▶ [Exercise objective] Repeat every line exactly, keeping the pictures out of the copy.

** BEGIN Data excerpt **

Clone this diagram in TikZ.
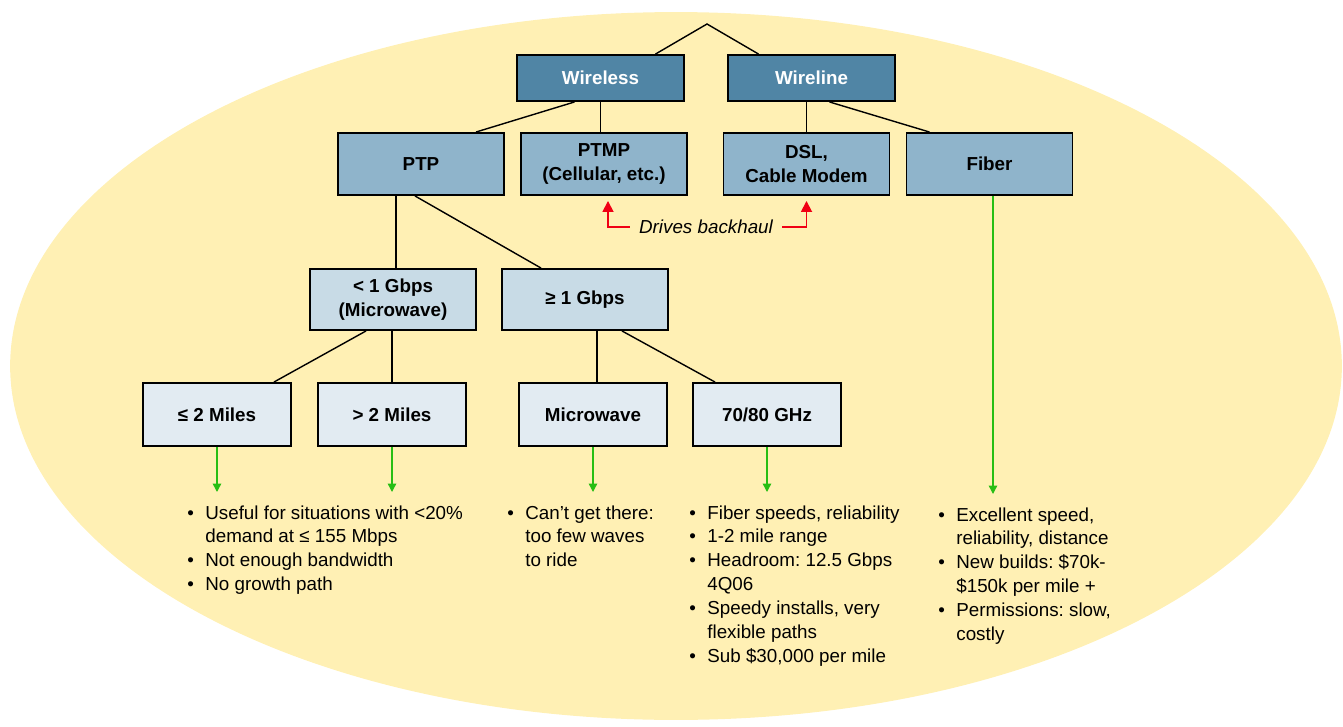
\documentclass[tikz,border=0pt]{standalone}
\usepackage{fontspec}
\setmainfont{Liberation Sans}
\usetikzlibrary{positioning,calc,arrows.meta}

\definecolor{bgyellow}{RGB}{255,240,180}
\definecolor{boxdark}{RGB}{80,133,165}
\definecolor{boxmid}{RGB}{143,180,203}
\definecolor{boxlight}{RGB}{200,219,230}
\definecolor{boxpale}{RGB}{226,235,242}
\definecolor{arrowgreen}{RGB}{40,190,20}
\definecolor{arrowred}{RGB}{240,0,20}

\newcommand{\bl}{\makebox[0.36cm][l]{\textbullet}}

\begin{document}
\begin{tikzpicture}[x=0.02cm, y=-0.02cm,
    box/.style={draw=black, line width=1.1pt, align=center, inner sep=0pt, font=\fontsize{10.7}{13.5}\selectfont\bfseries},
    lvlone/.style={box, fill=boxdark, text=white, minimum width=3.34cm, minimum height=0.92cm},
    lvltwo/.style={box, fill=boxmid, minimum width=3.32cm, minimum height=1.24cm},
    lvlthree/.style={box, fill=boxlight, minimum width=3.32cm, minimum height=1.22cm},
    lvlfour/.style={box, fill=boxpale, minimum width=2.97cm, minimum height=1.26cm},
    link/.style={line width=0.8pt},
    down/.style={arrowgreen, line width=0.8pt, -{Triangle[width=0.17cm,length=0.17cm]}, shorten >=0.2cm},
    back/.style={arrowred, line width=1pt, -{Triangle[width=0.22cm,length=0.22cm]}, shorten >=0.1cm},
    notes/.style={anchor=north west, inner sep=0pt, font=\fontsize{10.7}{13.6}\selectfont\frenchspacing}]
    \useasboundingbox (0,0) rectangle (1343,727);

    % Background
    \fill[bgyellow] (676,366) ellipse [x radius=13.32cm, y radius=7.08cm];

    % Top level
    \coordinate (root) at (707,24);
    \node[lvlone] (wireless) at (600.5,78) {Wireless};
    \node[lvlone] (wireline) at (811.5,78) {Wireline};

    % Second level
    \node[lvltwo] (ptp) at (421,164) {PTP};
    \node[lvltwo] (ptmp) at (604,164) {PTMP\\(Cellular, etc.)};
    \node[lvltwo] (dsl) at (806.5,164) {DSL,\\Cable Modem};
    \node[lvltwo] (fiber) at (989.5,164) {Fiber};

    % PTP split
    \node[lvlthree] (lt1) at (393,299.5) {< 1 Gbps\\(Microwave)};
    \node[lvlthree] (ge1) at (585,299.5) {≥ 1 Gbps};

    \node[lvlfour] (mi2le) at (217,414.5) {≤ 2 Miles};
    \node[lvlfour] (mi2gt) at (392,414.5) {> 2 Miles};
    \node[lvlfour] (micro) at (593,414.5) {Microwave};
    \node[lvlfour] (ghz) at (767,414.5) {70/80 GHz};

    \node[font=\fontsize{10.7}{12}\selectfont\itshape, inner xsep=0.18cm, inner ysep=0pt] (drives) at (706,227) {Drives backhaul};

    % Notes
    \node[notes] (lista) at (187,502) {\begin{tabular}{@{}l@{}l@{}}
        \bl & Useful for situations with <20\% \\
            & demand at ≤ 155 Mbps \\
        \bl & Not enough bandwidth \\
        \bl & No growth path
    \end{tabular}};
    \node[notes] (listb) at (507,502) {\begin{tabular}{@{}l@{}l@{}}
        \bl & Can’t get there: \\
            & too few waves \\
            & to ride
    \end{tabular}};
    \node[notes] (listc) at (689,502) {\begin{tabular}{@{}l@{}l@{}}
        \bl & Fiber speeds, reliability \\
        \bl & 1-2 mile range \\
        \bl & Headroom: 12.5 Gbps \\
            & 4Q06 \\
        \bl & Speedy installs, very \\
            & flexible paths \\
        \bl & Sub \$30,000 per mile
    \end{tabular}};
    \node[notes] (listd) at (938,504) {\begin{tabular}{@{}l@{}l@{}}
        \bl & Excellent speed, \\
            & reliability, distance \\
        \bl & New builds: \$70k- \\
            & \$150k per mile + \\
        \bl & Permissions: slow, \\
            & costly
    \end{tabular}};

    % Tree lines
    \draw[link] ($(wireless.north)+(55,0)$) -- (root) -- ($(wireline.north)+(-53,0)$);
    \draw[link] ($(wireless.south)+(-26,0)$) -- ($(ptp.north)+(55,0)$);
    \draw[link] (wireless.south) -- (wireless.south |- ptmp.north);
    \draw[link] (dsl.north) -- (dsl.north |- wireline.south);
    \draw[link] ($(wireline.south)+(18,0)$) -- ($(fiber.north)+(-60,0)$);
    \draw[link] ($(ptp.south)+(-25,0)$) -- ($(lt1.north)+(3,0)$);
    \draw[link] ($(ptp.south)+(-6,0)$) -- ($(ge1.north)+(-44,0)$);
    \draw[link] ($(lt1.south)+(-27,0)$) -- ($(mi2le.north)+(57,0)$);
    \draw[link] (mi2gt.north) -- (mi2gt.north |- lt1.south);
    \draw[link] ($(ge1.south)+(12,0)$) -- ($(micro.north)+(4,0)$);
    \draw[link] ($(ge1.south)+(37,0)$) -- ($(ghz.north)+(-52,0)$);

    % Backhaul arrows
    \draw[back] (drives.west) -| ($(ptmp.south)+(4,0)$);
    \draw[back] (drives.east) -| (dsl.south);

    % Down arrows
    \coordinate (fibertap) at ($(fiber.south)+(3.5,0)$);
    \draw[down] (mi2le.south) -- (mi2le.south |- lista.north);
    \draw[down] (mi2gt.south) -- (mi2gt.south |- lista.north);
    \draw[down] (micro.south) -- (micro.south |- listb.north);
    \draw[down] (ghz.south) -- (ghz.south |- listc.north);
    \draw[down] (fibertap) -- (fibertap |- listd.north);
\end{tikzpicture}
\end{document}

** END Data excerpt **

▶ [Written solution]
Clone this diagram in TikZ.
\documentclass[tikz,border=0pt]{standalone}
\usepackage{fontspec}
\setmainfont{Liberation Sans}
\usetikzlibrary{positioning,calc,arrows.meta}

\definecolor{bgyellow}{RGB}{255,240,180}
\definecolor{boxdark}{RGB}{80,133,165}
\definecolor{boxmid}{RGB}{143,180,203}
\definecolor{boxlight}{RGB}{200,219,230}
\definecolor{boxpale}{RGB}{226,235,242}
\definecolor{arrowgreen}{RGB}{40,190,20}
\definecolor{arrowred}{RGB}{240,0,20}

\newcommand{\bl}{\makebox[0.36cm][l]{\textbullet}}

\begin{document}
\begin{tikzpicture}[x=0.02cm, y=-0.02cm,
    box/.style={draw=black, line width=1.1pt, align=center, inner sep=0pt, font=\fontsize{10.7}{13.5}\selectfont\bfseries},
    lvlone/.style={box, fill=boxdark, text=white, minimum width=3.34cm, minimum height=0.92cm},
    lvltwo/.style={box, fill=boxmid, minimum width=3.32cm, minimum height=1.24cm},
    lvlthree/.style={box, fill=boxlight, minimum width=3.32cm, minimum height=1.22cm},
    lvlfour/.style={box, fill=boxpale, minimum width=2.97cm, minimum height=1.26cm},
    link/.style={line width=0.8pt},
    down/.style={arrowgreen, line width=0.8pt, -{Triangle[width=0.17cm,length=0.17cm]}, shorten >=0.2cm},
    back/.style={arrowred, line width=1pt, -{Triangle[width=0.22cm,length=0.22cm]}, shorten >=0.1cm},
    notes/.style={anchor=north west, inner sep=0pt, font=\fontsize{10.7}{13.6}\selectfont\frenchspacing}]
    \useasboundingbox (0,0) rectangle (1343,727);

    % Background
    \fill[bgyellow] (676,366) ellipse [x radius=13.32cm, y radius=7.08cm];

    % Top level
    \coordinate (root) at (707,24);
    \node[lvlone] (wireless) at (600.5,78) {Wireless};
    \node[lvlone] (wireline) at (811.5,78) {Wireline};

    % Second level
    \node[lvltwo] (ptp) at (421,164) {PTP};
    \node[lvltwo] (ptmp) at (604,164) {PTMP\\(Cellular, etc.)};
    \node[lvltwo] (dsl) at (806.5,164) {DSL,\\Cable Modem};
    \node[lvltwo] (fiber) at (989.5,164) {Fiber};

    % PTP split
    \node[lvlthree] (lt1) at (393,299.5) {< 1 Gbps\\(Microwave)};
    \node[lvlthree] (ge1) at (585,299.5) {≥ 1 Gbps};

    \node[lvlfour] (mi2le) at (217,414.5) {≤ 2 Miles};
    \node[lvlfour] (mi2gt) at (392,414.5) {> 2 Miles};
    \node[lvlfour] (micro) at (593,414.5) {Microwave};
    \node[lvlfour] (ghz) at (767,414.5) {70/80 GHz};

    \node[font=\fontsize{10.7}{12}\selectfont\itshape, inner xsep=0.18cm, inner ysep=0pt] (drives) at (706,227) {Drives backhaul};

    % Notes
    \node[notes] (lista) at (187,502) {\begin{tabular}{@{}l@{}l@{}}
        \bl & Useful for situations with <20\% \\
            & demand at ≤ 155 Mbps \\
        \bl & Not enough bandwidth \\
        \bl & No growth path
    \end{tabular}};
    \node[notes] (listb) at (507,502) {\begin{tabular}{@{}l@{}l@{}}
        \bl & Can’t get there: \\
            & too few waves \\
            & to ride
    \end{tabular}};
    \node[notes] (listc) at (689,502) {\begin{tabular}{@{}l@{}l@{}}
        \bl & Fiber speeds, reliability \\
        \bl & 1-2 mile range \\
        \bl & Headroom: 12.5 Gbps \\
            & 4Q06 \\
        \bl & Speedy installs, very \\
            & flexible paths \\
        \bl & Sub \$30,000 per mile
    \end{tabular}};
    \node[notes] (listd) at (938,504) {\begin{tabular}{@{}l@{}l@{}}
        \bl & Excellent speed, \\
            & reliability, distance \\
        \bl & New builds: \$70k- \\
            & \$150k per mile + \\
        \bl & Permissions: slow, \\
            & costly
    \end{tabular}};

    % Tree lines
    \draw[link] ($(wireless.north)+(55,0)$) -- (root) -- ($(wireline.north)+(-53,0)$);
    \draw[link] ($(wireless.south)+(-26,0)$) -- ($(ptp.north)+(55,0)$);
    \draw[link] (wireless.south) -- (wireless.south |- ptmp.north);
    \draw[link] (dsl.north) -- (dsl.north |- wireline.south);
    \draw[link] ($(wireline.south)+(18,0)$) -- ($(fiber.north)+(-60,0)$);
    \draw[link] ($(ptp.south)+(-25,0)$) -- ($(lt1.north)+(3,0)$);
    \draw[link] ($(ptp.south)+(-6,0)$) -- ($(ge1.north)+(-44,0)$);
    \draw[link] ($(lt1.south)+(-27,0)$) -- ($(mi2le.north)+(57,0)$);
    \draw[link] (mi2gt.north) -- (mi2gt.north |- lt1.south);
    \draw[link] ($(ge1.south)+(12,0)$) -- ($(micro.north)+(4,0)$);
    \draw[link] ($(ge1.south)+(37,0)$) -- ($(ghz.north)+(-52,0)$);

    % Backhaul arrows
    \draw[back] (drives.west) -| ($(ptmp.south)+(4,0)$);
    \draw[back] (drives.east) -| (dsl.south);

    % Down arrows
    \coordinate (fibertap) at ($(fiber.south)+(3.5,0)$);
    \draw[down] (mi2le.south) -- (mi2le.south |- lista.north);
    \draw[down] (mi2gt.south) -- (mi2gt.south |- lista.north);
    \draw[down] (micro.south) -- (micro.south |- listb.north);
    \draw[down] (ghz.south) -- (ghz.south |- listc.north);
    \draw[down] (fibertap) -- (fibertap |- listd.north);
\end{tikzpicture}
\end{document}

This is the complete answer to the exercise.